- Direction:
Starting with the line that contains "Output the web" and stopping after the line that contains "ctx = document.getElementById('ChartAbc').getContext('2d');", output every line exactly as it stands.

- Data for processing:
• • •
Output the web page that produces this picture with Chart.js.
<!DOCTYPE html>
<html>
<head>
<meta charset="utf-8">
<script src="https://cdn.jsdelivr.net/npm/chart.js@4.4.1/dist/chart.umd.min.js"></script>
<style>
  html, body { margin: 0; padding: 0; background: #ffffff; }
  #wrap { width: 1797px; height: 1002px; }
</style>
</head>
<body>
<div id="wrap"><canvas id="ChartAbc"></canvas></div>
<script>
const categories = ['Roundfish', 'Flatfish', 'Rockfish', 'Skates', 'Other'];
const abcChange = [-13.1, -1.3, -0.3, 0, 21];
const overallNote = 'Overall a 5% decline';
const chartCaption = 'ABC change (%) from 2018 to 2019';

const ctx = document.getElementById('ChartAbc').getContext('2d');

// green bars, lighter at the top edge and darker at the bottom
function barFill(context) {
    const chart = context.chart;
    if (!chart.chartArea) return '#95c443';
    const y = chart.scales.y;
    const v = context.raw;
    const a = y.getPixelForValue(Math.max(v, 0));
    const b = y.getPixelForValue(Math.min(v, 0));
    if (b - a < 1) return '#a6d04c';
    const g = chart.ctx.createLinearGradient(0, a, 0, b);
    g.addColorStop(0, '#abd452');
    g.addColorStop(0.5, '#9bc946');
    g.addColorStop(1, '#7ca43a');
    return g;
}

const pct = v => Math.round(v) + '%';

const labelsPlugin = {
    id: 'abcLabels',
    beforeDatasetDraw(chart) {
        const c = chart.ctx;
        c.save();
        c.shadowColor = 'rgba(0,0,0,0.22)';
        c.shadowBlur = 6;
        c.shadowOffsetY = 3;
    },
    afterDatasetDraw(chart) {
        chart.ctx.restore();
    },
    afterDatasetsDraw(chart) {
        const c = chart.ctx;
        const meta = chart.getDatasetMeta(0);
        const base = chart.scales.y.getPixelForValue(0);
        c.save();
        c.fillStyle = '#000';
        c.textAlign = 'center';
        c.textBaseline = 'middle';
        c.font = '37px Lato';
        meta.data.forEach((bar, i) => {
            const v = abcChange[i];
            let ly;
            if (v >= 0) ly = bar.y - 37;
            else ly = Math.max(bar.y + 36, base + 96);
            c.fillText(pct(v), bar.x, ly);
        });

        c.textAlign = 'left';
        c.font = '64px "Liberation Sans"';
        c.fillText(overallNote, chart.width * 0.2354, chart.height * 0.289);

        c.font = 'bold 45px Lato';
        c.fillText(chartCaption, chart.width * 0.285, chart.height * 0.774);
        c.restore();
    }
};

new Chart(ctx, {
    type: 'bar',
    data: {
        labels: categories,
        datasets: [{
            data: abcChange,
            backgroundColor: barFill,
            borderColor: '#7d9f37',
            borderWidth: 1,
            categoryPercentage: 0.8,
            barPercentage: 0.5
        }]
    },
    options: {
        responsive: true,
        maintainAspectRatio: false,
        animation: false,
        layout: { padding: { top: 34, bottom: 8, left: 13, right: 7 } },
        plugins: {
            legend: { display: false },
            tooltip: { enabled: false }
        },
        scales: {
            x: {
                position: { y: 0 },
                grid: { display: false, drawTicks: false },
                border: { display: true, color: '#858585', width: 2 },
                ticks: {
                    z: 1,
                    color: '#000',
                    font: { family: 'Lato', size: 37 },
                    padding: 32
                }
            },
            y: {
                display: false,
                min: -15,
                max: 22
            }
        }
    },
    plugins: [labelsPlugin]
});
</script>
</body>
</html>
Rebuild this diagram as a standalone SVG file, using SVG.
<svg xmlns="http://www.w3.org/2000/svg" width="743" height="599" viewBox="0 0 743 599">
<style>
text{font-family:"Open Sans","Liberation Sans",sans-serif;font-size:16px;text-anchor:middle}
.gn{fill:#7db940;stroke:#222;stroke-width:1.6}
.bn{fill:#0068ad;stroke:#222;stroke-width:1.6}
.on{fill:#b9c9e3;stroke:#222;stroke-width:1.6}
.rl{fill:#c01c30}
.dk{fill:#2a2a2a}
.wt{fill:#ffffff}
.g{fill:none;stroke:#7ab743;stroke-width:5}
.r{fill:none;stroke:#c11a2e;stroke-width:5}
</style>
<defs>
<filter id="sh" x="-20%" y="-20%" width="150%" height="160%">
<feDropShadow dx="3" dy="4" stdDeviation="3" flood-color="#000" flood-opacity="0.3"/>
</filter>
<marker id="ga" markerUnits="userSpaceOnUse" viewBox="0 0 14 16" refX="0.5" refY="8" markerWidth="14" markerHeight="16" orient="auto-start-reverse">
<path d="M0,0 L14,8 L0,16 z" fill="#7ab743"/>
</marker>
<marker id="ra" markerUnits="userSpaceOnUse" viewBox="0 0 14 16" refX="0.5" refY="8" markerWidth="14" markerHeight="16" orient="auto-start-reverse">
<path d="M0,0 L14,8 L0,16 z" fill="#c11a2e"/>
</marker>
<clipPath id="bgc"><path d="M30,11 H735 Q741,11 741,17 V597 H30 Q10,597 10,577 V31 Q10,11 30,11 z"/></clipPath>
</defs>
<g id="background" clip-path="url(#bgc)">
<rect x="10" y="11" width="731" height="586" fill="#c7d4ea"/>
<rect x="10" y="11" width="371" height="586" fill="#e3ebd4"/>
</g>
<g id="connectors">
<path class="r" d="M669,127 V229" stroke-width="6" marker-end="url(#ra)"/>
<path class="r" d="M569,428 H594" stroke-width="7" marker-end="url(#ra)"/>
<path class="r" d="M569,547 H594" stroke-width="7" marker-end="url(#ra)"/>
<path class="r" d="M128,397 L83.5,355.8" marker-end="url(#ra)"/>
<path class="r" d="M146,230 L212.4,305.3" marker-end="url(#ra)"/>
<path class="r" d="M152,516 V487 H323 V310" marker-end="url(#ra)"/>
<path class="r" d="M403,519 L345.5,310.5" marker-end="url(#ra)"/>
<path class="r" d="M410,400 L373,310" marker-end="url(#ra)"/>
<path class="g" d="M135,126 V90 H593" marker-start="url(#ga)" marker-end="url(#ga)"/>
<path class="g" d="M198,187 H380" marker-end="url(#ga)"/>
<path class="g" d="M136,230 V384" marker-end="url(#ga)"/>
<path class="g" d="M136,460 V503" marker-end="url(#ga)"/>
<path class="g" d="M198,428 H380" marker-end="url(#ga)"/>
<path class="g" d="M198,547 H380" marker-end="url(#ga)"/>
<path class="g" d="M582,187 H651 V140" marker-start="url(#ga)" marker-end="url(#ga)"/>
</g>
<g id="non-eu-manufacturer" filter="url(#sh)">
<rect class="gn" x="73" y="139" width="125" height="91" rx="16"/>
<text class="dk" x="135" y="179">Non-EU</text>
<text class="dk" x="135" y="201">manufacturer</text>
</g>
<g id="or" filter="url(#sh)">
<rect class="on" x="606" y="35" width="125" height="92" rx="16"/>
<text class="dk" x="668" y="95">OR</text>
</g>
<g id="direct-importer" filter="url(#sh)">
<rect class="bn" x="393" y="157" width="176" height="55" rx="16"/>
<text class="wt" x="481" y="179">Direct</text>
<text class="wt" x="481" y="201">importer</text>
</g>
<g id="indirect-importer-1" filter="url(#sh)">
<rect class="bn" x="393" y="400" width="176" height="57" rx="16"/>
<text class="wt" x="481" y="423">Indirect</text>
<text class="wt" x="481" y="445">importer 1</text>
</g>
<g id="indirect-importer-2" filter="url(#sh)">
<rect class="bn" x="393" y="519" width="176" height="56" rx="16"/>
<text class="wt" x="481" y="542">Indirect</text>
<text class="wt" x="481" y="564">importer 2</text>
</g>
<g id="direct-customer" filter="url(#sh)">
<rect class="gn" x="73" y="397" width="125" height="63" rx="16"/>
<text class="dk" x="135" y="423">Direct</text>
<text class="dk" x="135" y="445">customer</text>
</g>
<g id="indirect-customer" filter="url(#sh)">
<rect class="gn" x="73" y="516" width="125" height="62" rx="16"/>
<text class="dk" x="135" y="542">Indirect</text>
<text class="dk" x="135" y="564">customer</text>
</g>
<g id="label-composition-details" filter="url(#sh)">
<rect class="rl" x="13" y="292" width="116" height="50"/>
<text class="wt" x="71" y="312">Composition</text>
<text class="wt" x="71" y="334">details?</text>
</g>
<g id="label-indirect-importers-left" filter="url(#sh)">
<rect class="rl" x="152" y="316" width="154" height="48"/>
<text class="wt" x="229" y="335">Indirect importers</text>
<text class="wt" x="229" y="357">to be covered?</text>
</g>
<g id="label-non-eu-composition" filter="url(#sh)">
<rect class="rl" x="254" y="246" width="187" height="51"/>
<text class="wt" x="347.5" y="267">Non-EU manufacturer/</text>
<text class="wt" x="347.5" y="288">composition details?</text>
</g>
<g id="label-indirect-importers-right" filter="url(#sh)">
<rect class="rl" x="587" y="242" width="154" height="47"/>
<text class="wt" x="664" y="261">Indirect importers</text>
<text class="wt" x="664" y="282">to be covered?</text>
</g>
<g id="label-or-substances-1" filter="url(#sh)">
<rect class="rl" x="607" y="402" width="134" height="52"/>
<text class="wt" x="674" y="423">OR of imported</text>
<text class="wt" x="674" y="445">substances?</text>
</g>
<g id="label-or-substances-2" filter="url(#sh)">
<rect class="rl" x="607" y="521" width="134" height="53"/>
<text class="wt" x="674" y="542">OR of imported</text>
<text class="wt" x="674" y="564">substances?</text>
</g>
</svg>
• • •
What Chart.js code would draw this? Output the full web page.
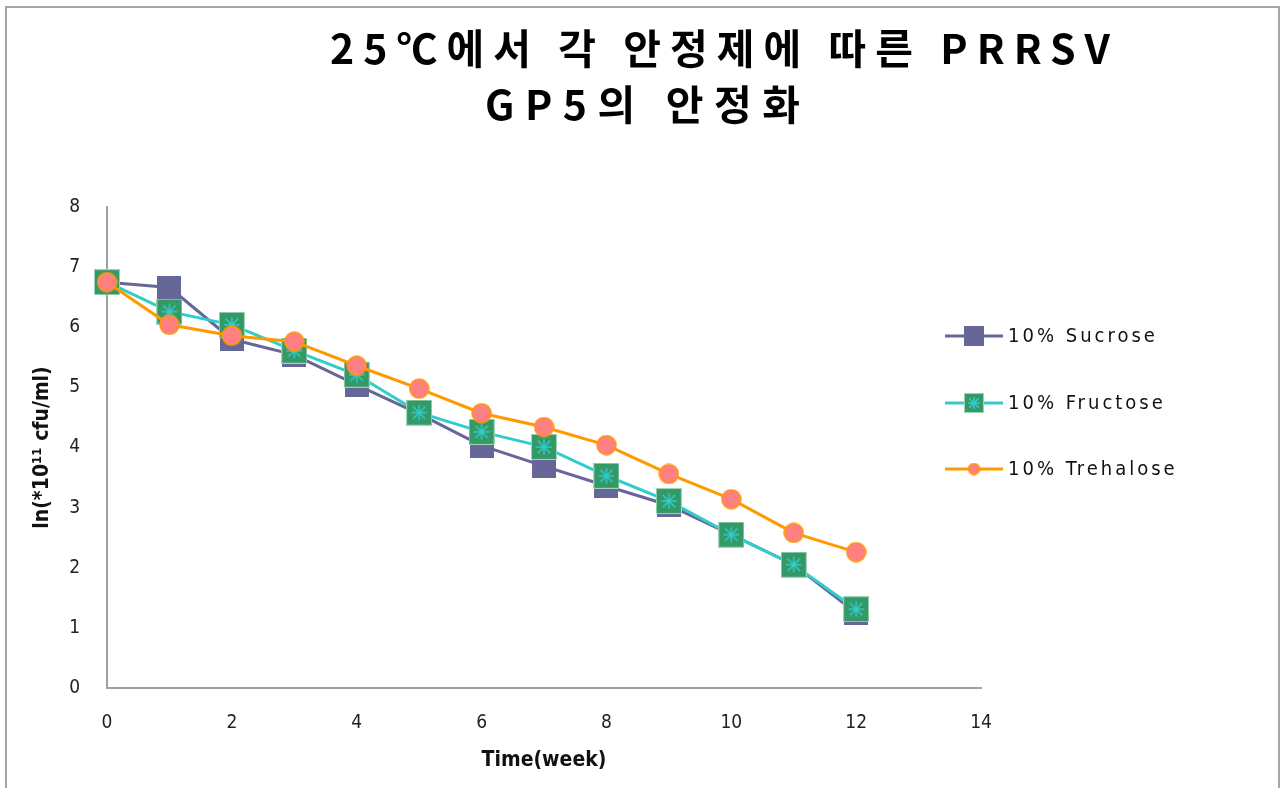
• • •
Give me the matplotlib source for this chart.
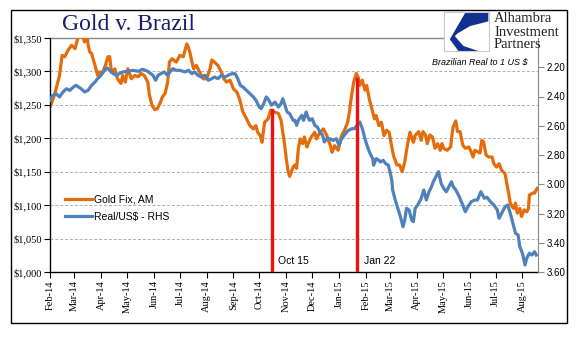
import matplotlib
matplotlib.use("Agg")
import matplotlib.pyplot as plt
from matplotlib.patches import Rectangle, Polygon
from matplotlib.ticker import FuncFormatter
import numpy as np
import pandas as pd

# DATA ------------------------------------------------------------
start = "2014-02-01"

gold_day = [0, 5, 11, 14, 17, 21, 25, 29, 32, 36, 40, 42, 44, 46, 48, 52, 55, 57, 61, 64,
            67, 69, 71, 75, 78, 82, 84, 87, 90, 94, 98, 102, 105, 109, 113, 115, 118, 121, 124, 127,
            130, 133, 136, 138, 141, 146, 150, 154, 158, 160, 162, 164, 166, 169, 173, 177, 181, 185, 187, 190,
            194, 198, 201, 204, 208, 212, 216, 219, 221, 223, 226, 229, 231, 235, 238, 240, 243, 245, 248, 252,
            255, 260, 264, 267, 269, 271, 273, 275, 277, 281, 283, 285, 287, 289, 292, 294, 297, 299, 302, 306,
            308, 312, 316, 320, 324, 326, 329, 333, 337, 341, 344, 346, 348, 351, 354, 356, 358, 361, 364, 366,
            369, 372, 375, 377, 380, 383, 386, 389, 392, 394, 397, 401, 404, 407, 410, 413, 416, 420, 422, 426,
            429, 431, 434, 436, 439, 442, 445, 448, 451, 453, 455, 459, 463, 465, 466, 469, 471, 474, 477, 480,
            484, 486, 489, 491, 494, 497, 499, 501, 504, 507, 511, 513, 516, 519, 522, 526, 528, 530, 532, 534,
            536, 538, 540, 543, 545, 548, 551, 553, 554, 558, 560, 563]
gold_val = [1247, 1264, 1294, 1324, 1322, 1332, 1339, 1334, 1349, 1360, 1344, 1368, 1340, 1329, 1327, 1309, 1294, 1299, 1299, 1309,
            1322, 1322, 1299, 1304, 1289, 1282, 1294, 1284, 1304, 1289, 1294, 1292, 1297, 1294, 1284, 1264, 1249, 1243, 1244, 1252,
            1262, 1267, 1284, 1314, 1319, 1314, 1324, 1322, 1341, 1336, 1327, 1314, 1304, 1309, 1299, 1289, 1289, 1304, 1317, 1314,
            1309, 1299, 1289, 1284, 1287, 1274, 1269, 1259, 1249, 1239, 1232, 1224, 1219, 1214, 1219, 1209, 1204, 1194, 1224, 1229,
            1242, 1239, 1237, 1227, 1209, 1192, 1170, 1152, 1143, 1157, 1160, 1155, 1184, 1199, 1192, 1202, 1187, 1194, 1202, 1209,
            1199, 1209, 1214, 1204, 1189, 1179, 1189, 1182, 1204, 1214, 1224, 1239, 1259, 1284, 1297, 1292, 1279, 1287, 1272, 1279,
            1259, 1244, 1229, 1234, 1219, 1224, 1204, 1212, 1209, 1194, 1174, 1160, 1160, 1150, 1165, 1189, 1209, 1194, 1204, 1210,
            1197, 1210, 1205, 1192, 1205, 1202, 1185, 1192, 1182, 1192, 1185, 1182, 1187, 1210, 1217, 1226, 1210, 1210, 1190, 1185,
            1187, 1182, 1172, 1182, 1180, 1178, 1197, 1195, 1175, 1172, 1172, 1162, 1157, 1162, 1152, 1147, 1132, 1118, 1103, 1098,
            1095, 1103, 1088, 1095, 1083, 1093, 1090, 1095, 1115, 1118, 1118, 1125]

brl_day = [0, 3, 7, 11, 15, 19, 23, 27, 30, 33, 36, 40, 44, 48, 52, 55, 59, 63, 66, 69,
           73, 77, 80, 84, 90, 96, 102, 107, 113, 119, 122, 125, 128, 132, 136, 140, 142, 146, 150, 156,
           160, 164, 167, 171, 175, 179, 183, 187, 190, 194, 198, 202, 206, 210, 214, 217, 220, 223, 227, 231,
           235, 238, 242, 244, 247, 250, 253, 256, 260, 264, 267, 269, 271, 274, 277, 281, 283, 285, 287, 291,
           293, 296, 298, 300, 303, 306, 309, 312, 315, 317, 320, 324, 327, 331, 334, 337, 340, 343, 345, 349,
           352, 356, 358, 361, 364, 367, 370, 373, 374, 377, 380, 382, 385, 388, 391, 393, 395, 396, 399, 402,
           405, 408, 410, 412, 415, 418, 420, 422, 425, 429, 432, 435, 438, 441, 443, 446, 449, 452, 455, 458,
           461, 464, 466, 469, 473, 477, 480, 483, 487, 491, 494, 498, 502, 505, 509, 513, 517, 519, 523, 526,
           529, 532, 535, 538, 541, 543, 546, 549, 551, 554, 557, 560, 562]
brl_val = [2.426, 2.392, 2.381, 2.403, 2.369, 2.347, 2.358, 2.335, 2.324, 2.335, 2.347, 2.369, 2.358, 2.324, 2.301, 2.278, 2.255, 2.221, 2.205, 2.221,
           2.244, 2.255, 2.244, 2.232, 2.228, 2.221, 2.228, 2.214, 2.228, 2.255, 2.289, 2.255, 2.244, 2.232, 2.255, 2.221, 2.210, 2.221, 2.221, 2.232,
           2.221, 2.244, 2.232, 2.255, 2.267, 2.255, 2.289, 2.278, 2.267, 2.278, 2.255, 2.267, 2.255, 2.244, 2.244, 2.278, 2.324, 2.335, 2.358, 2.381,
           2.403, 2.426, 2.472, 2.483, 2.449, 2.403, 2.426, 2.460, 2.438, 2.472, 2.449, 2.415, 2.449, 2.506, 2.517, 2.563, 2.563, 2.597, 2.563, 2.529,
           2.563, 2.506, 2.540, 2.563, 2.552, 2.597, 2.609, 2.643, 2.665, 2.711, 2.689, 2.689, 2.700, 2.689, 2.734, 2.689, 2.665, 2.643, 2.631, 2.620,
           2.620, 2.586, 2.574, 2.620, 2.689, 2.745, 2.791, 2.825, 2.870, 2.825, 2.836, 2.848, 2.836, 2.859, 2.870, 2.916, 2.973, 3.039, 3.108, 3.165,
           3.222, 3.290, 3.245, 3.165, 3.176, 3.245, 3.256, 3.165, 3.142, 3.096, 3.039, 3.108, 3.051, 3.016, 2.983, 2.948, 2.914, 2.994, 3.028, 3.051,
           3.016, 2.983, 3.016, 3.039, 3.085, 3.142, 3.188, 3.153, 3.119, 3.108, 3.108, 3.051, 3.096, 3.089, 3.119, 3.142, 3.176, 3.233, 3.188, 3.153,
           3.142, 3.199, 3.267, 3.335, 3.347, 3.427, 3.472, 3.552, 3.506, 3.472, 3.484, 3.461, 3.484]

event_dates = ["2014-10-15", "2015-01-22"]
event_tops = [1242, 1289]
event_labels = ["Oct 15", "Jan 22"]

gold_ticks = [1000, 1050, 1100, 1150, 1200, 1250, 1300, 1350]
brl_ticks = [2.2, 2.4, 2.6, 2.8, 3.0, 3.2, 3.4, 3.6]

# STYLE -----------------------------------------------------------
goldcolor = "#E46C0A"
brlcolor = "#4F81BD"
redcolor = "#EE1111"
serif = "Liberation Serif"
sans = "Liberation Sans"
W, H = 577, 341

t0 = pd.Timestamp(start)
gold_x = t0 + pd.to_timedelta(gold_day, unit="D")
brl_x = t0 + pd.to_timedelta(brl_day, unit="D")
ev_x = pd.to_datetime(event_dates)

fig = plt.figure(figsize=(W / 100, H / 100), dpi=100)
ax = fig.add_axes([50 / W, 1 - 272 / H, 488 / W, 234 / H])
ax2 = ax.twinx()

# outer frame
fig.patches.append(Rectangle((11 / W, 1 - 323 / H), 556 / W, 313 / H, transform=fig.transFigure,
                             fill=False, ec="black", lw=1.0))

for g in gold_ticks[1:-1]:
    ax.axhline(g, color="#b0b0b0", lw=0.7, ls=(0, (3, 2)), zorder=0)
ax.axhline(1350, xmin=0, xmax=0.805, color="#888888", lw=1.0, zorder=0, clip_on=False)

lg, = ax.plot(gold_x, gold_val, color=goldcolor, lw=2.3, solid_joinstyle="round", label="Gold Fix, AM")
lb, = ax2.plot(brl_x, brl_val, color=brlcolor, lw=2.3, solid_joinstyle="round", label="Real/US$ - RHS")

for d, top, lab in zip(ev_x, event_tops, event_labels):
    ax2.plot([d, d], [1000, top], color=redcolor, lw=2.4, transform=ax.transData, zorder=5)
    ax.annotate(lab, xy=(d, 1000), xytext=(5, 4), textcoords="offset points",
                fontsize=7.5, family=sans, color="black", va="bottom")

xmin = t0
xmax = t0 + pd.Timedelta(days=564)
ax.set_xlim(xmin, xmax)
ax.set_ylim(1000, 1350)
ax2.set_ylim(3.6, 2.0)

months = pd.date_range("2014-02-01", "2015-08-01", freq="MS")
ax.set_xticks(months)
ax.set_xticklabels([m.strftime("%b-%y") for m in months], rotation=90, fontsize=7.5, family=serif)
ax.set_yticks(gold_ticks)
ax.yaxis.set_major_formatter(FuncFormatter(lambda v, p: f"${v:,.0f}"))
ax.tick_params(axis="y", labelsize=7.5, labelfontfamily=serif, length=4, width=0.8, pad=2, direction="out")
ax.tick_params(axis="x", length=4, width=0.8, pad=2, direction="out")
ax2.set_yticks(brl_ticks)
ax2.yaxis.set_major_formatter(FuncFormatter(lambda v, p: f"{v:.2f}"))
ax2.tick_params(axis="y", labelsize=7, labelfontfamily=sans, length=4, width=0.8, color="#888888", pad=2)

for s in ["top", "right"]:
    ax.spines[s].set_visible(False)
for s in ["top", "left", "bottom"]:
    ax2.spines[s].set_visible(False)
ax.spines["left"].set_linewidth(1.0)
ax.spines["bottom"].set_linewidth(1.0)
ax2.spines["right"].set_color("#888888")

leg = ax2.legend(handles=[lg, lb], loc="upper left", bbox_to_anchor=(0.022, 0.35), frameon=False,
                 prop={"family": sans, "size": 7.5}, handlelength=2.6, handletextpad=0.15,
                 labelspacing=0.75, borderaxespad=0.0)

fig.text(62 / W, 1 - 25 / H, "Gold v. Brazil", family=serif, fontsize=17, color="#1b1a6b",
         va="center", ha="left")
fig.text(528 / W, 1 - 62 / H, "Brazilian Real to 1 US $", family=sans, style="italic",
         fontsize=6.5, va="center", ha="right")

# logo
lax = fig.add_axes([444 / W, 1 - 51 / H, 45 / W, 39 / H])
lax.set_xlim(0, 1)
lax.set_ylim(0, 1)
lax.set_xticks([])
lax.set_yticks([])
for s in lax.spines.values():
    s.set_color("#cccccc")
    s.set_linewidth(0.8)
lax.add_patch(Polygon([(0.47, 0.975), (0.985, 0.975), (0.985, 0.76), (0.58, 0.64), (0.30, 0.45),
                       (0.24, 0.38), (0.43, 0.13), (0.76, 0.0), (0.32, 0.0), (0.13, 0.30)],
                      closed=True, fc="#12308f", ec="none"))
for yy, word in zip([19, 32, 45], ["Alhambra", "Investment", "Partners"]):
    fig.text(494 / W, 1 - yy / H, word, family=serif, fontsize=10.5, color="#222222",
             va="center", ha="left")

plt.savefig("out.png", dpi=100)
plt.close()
• • •
- The completed task:
Output the web page that produces this picture with Chart.js.
<!DOCTYPE html>
<html>
<head>
<meta charset="utf-8">
<script src="https://cdn.jsdelivr.net/npm/chart.js@4.4.1/dist/chart.umd.min.js"></script>
<style>
  html, body { margin: 0; padding: 0; background: #ffffff; }
  #wrap { width: 1797px; height: 1002px; }
</style>
</head>
<body>
<div id="wrap"><canvas id="ChartAbc"></canvas></div>
<script>
const categories = ['Roundfish', 'Flatfish', 'Rockfish', 'Skates', 'Other'];
const abcChange = [-13.1, -1.3, -0.3, 0, 21];
const overallNote = 'Overall a 5% decline';
const chartCaption = 'ABC change (%) from 2018 to 2019';

const ctx = document.getElementById('ChartAbc').getContext('2d');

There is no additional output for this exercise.